> _What to do_
Starting at the first line of the data, please print exactly those lines through the one that holds "return x + d", omitting every picture.

> _Stored data_
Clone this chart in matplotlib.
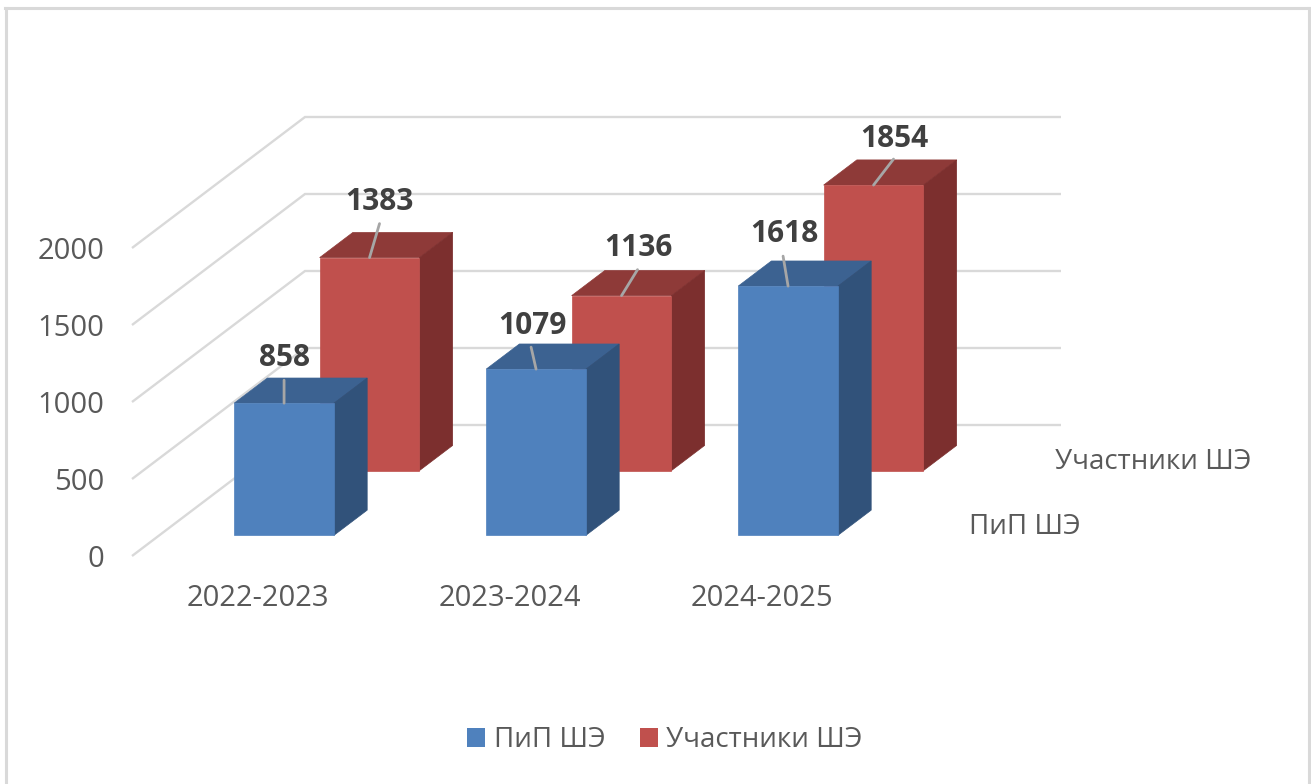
import matplotlib
matplotlib.use("Agg")
import matplotlib.pyplot as plt
from matplotlib.patches import Patch
from matplotlib.lines import Line2D

plt.rcParams['font.family'] = ['Open Sans', 'Noto Sans', 'DejaVu Sans']

categories = ['2022-2023', '2023-2024', '2024-2025']
series_names = ['ПиП ШЭ', 'Участники ШЭ']
pip_values = [858, 1079, 1618]
participants_values = [1383, 1136, 1854]
y_ticks = [0, 500, 1000, 1500, 2000]

W, H = 1311, 784
FRONT_L, FRONT_R, FRONT_B, FRONT_T = 132, 888, 556, 248
PX_X = (FRONT_R - FRONT_L) / 3
PX_Y = (FRONT_B - FRONT_T) / 2000
DEPTH_DX, DEPTH_DY = 173, 131
HALF = 0.198
BAR_NUDGE = -0.005

fig = plt.figure(figsize=(W / 100, H / 100), dpi=100, facecolor='white')
ax = fig.add_axes([FRONT_L / W, 1 - FRONT_B / H,
                   (FRONT_R - FRONT_L) / W, (FRONT_B - FRONT_T) / H])
ax.set_xlim(-0.5, 2.5)
ax.set_ylim(0, 2000)
ax.patch.set_visible(False)
for s in ax.spines.values():
    s.set_visible(False)


def proj(x, v, d):
    return x + d * DEPTH_DX / PX_X, v + d * DEPTH_DY / PX_Y


GRID = '#d9d9d9'
for v in y_ticks:
    pts = [proj(-0.5, v, 0), proj(-0.5, v, 1), proj(2.5, v, 1)]
    ax.plot(*zip(*pts), color=GRID, lw=1.7, clip_on=False, zorder=1,
            solid_capstyle='butt', solid_joinstyle='miter')


def bar3d(i, v, d0, d1, front, top, side, z):
    a, b = i + BAR_NUDGE - HALF, i + BAR_NUDGE + HALF
    ax.fill(*zip(*[proj(a, v, d0), proj(b, v, d0), proj(b, v, d1), proj(a, v, d1)]),
            facecolor=top, edgecolor=top, lw=0.5, clip_on=False, zorder=z)
    ax.fill(*zip(*[proj(b, 0, d0), proj(b, v, d0), proj(b, v, d1), proj(b, 0, d1)]),
            facecolor=side, edgecolor=side, lw=0.5, clip_on=False, zorder=z)
    ax.fill(*zip(*[proj(a, 0, d0), proj(b, 0, d0), proj(b, v, d0), proj(a, v, d0)]),
            facecolor=front, edgecolor=front, lw=0.5, clip_on=False, zorder=z + 0.1)


BLUE = ('#4f81bd', '#3c6291', '#31527a')
RED = ('#c0504d', '#8e3a38', '#7c2f2e')
PIP_D = (0.158, 0.350)
PART_D = (0.652, 0.844)

for i, v in enumerate(participants_values):
    bar3d(i, v, *PART_D, *RED, 2)
for i, v in enumerate(pip_values):
    bar3d(i, v, *PIP_D, *BLUE, 3)

# leader end and label centre, pixel offsets from the top of each bar's front face
pip_leader = [(0, 23), (-5, 22), (-5, 30)]
part_leader = [(10, 34), (16, 26), (20, 26)]
pip_label = [(0, 45), (-4, 43), (-4, 52)]
part_label = [(10, 56), (17, 48), (21, 46)]


def annotate(i, v, d, leader, label):
    x, y = proj(i + BAR_NUDGE, v, d)
    ax.annotate('', xy=(x, y), xycoords='data', annotation_clip=False,
                xytext=(leader[0] * 0.72, leader[1] * 0.72), textcoords='offset points',
                arrowprops=dict(arrowstyle='-', color='#a6a6a6', lw=2.0,
                                shrinkA=0, shrinkB=0), zorder=5)
    ax.annotate(str(v), xy=(x, y), xycoords='data', annotation_clip=False,
                xytext=(label[0] * 0.72, label[1] * 0.72), textcoords='offset points',
                ha='center', va='center', fontsize=21.5, fontweight='bold',
                color='#404040', zorder=6)


for i, v in enumerate(pip_values):
    annotate(i, v, PIP_D[0], pip_leader[i], pip_label[i])
for i, v in enumerate(participants_values):
    annotate(i, v, PART_D[0], part_leader[i], part_label[i])

TXT = '#595959'
ax.set_yticks(y_ticks)
ax.set_yticklabels([str(v) for v in y_ticks], fontsize=21, color=TXT)
ax.set_xticks(range(3))
ax.set_xticklabels(categories, fontsize=21, color=TXT)
ax.tick_params(axis='y', length=0, pad=20)
ax.tick_params(axis='x', length=0, pad=20)

fig.text(969 / W, 1 - 527 / H, series_names[0], fontsize=20, color=TXT, ha='left', va='center')
fig.text(1055 / W, 1 - 462 / H, series_names[1], fontsize=20, color=TXT, ha='left', va='center')

handles = [Patch(facecolor=BLUE[0], label=series_names[0]),
           Patch(facecolor=RED[0], label=series_names[1])]
fig.legend(handles=handles, loc='center', bbox_to_anchor=(665 / W, 1 - 740 / H), ncol=2,
           frameon=False, fontsize=20, labelcolor=TXT, handlelength=0.65, handleheight=0.65,
           handletextpad=0.3, columnspacing=1.25, borderpad=0, borderaxespad=0)

# chart-area border: left, top and right edges only
B = '#d9d9d9'
for xs, ys in [((6.5, 6.5), (7.5, 784)), ((5, 1310), (7.5, 7.5)), ((1308.5, 1308.5), (7.5, 784))]:
    fig.add_artist(Line2D([x / W for x in xs], [1 - y / H for y in ys], color=B, lw=2.2,
                          transform=fig.transFigure))

fig.savefig('out.png', dpi=100)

> _Answer in full_
Clone this chart in matplotlib.
import matplotlib
matplotlib.use("Agg")
import matplotlib.pyplot as plt
from matplotlib.patches import Patch
from matplotlib.lines import Line2D

plt.rcParams['font.family'] = ['Open Sans', 'Noto Sans', 'DejaVu Sans']

categories = ['2022-2023', '2023-2024', '2024-2025']
series_names = ['ПиП ШЭ', 'Участники ШЭ']
pip_values = [858, 1079, 1618]
participants_values = [1383, 1136, 1854]
y_ticks = [0, 500, 1000, 1500, 2000]

W, H = 1311, 784
FRONT_L, FRONT_R, FRONT_B, FRONT_T = 132, 888, 556, 248
PX_X = (FRONT_R - FRONT_L) / 3
PX_Y = (FRONT_B - FRONT_T) / 2000
DEPTH_DX, DEPTH_DY = 173, 131
HALF = 0.198
BAR_NUDGE = -0.005

fig = plt.figure(figsize=(W / 100, H / 100), dpi=100, facecolor='white')
ax = fig.add_axes([FRONT_L / W, 1 - FRONT_B / H,
                   (FRONT_R - FRONT_L) / W, (FRONT_B - FRONT_T) / H])
ax.set_xlim(-0.5, 2.5)
ax.set_ylim(0, 2000)
ax.patch.set_visible(False)
for s in ax.spines.values():
    s.set_visible(False)


def proj(x, v, d):
    return x + d * DEPTH_DX / PX_X, v + d * DEPTH_DY / PX_Y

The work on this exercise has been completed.